En 1924, Agriculture et Agroalimentaire Canada a créé son laboratoire de recherche sur les rouilles à Winnipeg, ville profondément enracinée dans la culture du blé. Margaret s’est vue offrir le poste de chercheuse principale. Elle a travaillé sans relâche pour s’assurer que les champs des producteurs étaient protégés de la maladie. Elle a en outre mis sur pied une campagne annuelle de dépistage de la rouille des tiges; elle et son équipe ont ainsi pu collaborer avec les sélectionneurs afin d’évaluer la résistance à la rouille sur des générations et de mettre au point de nouveaux cultivars, ce qui a enfin permis de réduire presque à zéro les pertes occasionnées par la rouille dans les cultures de blé au Canada.
Le dévouement de Margaret à ses recherches lui a permis de devenir la première femme à être diplômée du programme d’agriculture de l’Université McGill. Elle a aussi entrepris une maîtrise ès sciences et un doctorat en sciences agricoles, devenant ainsi la première femme au Canada à atteindre une telle réalisation. Toutefois, comme Marie Curie, Margaret a travaillé jusqu’à l’épuisement tout au long de sa carrière et a fini par sacrifier sa santé au profit de l’humanité.
Un héritage durable
Margaret est rapidement devenue une spécialiste mondiale des rouilles, et la nouvelle de ses découvertes a fait le tour du monde. D’autres pays ont demandé son aide pour lutter contre les épidémies sur leur territoire, et le directeur de la recherche agricole de Russie lui a même offert un poste. Il lui a promis un généreux salaire, une équipe de 50 scientifiques et rien de moins qu’une caravane de chameaux pour qu’elle puisse se déplacer avec style. Toutefois, Margaret a refusé la proposition, heureuse de poursuivre ses recherches au Canada et de propulser l’économie du blé, grâce à des récoltes record année après année.
Elle connaissait la rouille mieux que quiconque, mais elle est devenue allergique aux spores de l’agent de cette maladie après les nombreuses années de contact étroit avec celles-ci. À la fin de sa cinquantaine, Margaret a dû prendre une retraite hâtive en raison de problèmes respiratoires causés par les spores. À cause du caractère hâtif de cette retraite, le gouvernement s’est d’abord montré hésitant à offrir à Margaret sa pleine pension. Les producteurs agricoles canadiens, qui étaient profondément reconnaissants envers Margaret et la brillante carrière qu’elle leur avait consacrée, n’entendaient pas laisser les choses ainsi.
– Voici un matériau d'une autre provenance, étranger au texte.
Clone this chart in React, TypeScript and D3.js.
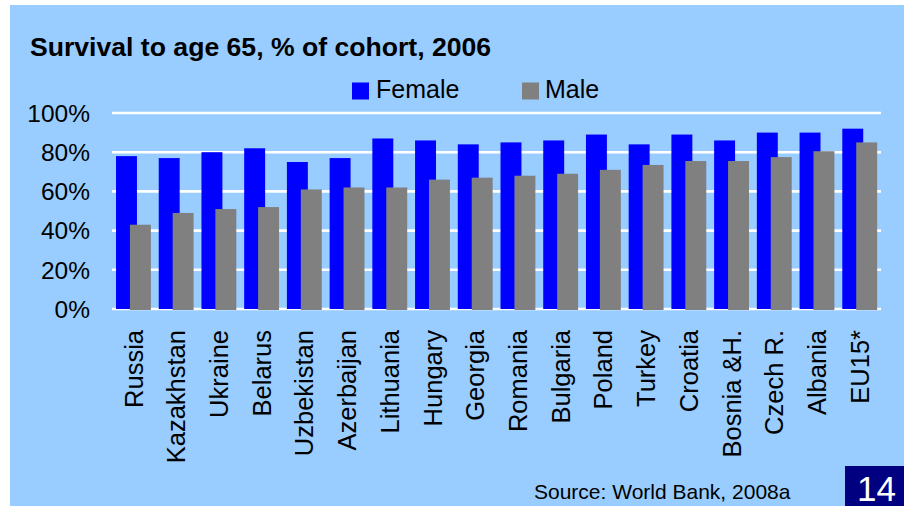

Ils ont fortement fait pression pour qu’une pleine pension lui soit accordée, ce qui a finalement été fait.
À la fin de sa vie, Margaret était heureuse d’apporter son aide pour les expériences complexes, d’offrir une porte ouverte à son immense bagage de connaissances et de servir de guide aux scientifiques les plus chevronnés, mais n’a jamais remis les pieds au champ. Alors installée à Victoria, en Colombie Britannique, et délestée de la pression et des longues heures de travail, elle a enfin pu se consacrer à d’autres passe-temps et passions. Sa nature curieuse ne l’a jamais quittée, les activités en nature comme l’observation d’oiseaux et le canot ayant remplacé les boîtes de Pétri et les microscopes.
Lorsque Margaret est décédée en 1971, ses réalisations étaient déjà reconnues comme historiques. Ses travaux d’importance durable la placent aux côtés de Sir Charles Saunders comme l’une des héroïnes du blé canadien. Elle est une source d’inspiration et de fierté pour de nombreux scientifiques canadiens, dont ceux qui poursuivent aujourd’hui sur sa voie à Agriculture et Agroalimentaire Canada.